By: Editorial Staff, Sep 29, 2007
Tags: Lead Editorial |

No, the “bamboo ceiling” is not just another way to green your home. It’s a term from Jane Hyun’s 2005 book, Breaking the Bamboo Ceiling: Career Strategies for Asians, a guide for Asian Americans who want to move higher up the (white American) corporate ladder.

Hyun, an executive coach and diversity strategist, argues that there is a simple reason why Asian Americans make up a depressing 0.29 percent of corporate officers and 1 percent of board seats in Fortune 500 companies: culture.

Asian Americans are risk-averse, avoid conflict and prefer collective decision-making instead of taking initiative. While common Asian American traits like humility, modesty self-effacement and aversion to self-promotion may be beneficial in social settings, they are a detriment to advancement in white corporate America, Hyun writes. The model minority myth has penetrated the workplace, according to Hyun, influencing execs to see Asian Americans as quiet, obedient hard-workers, but not management material.

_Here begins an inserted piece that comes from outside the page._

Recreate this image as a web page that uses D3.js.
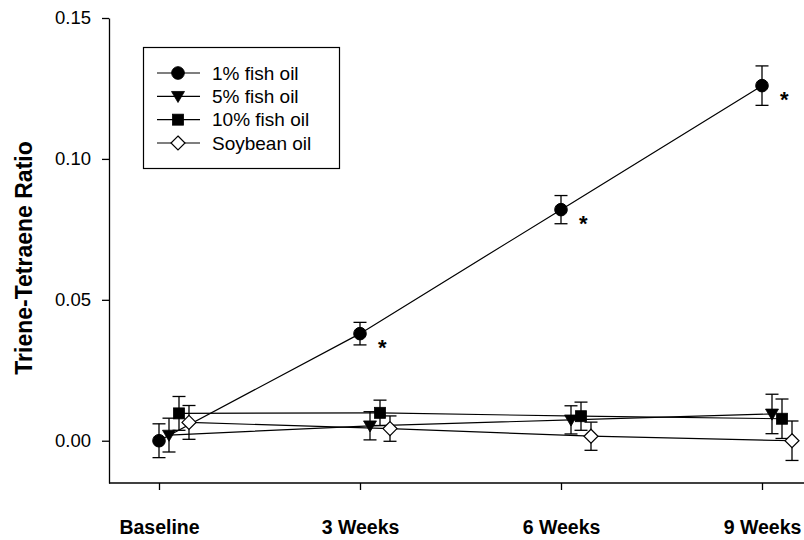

But perhaps it isn’t square-peg Asian Americans who need to fit into the round hole of macho, aggressive corporations. Look where our attempts at assimilation have gotten us: internment camps during World War II, and being put under suspicion as perpetual foreigners for spying. Is it sacrificing the morals we were raised with an equal trade with a larger paycheck? There is a thin line between self-improvement and self-hatred.

Getting that big corner office should not mean having to “act white.”

Former Old Navy CEO Jenny Ming herself ascended to the top of a major clothing retailer. She said recently in AsianWeek that Asian Pacific American women have “soft skills” of being communicative, nurturing and supportive. In contrast, it’s not the old “white man dominating or dictating a group of people,” said Ming, reacting to a trend of grooming APA women for corporate leadership.

If Ming made it, future APA corporate leaders can do so without sacrificing their values as Asian Pacific Americans. Being APA in corporate America is an asset, especially when billions of dollars are at stake nationally with 14 million APA, or globally with 4 billion Asians and Pacific Islanders.

We could all toot our own horn a bit more. Maybe Mom and Dad weren’t all wrong about being humble and considering others before oneself. Let’s seek to find a balance between Asian American values and white corporate American culture.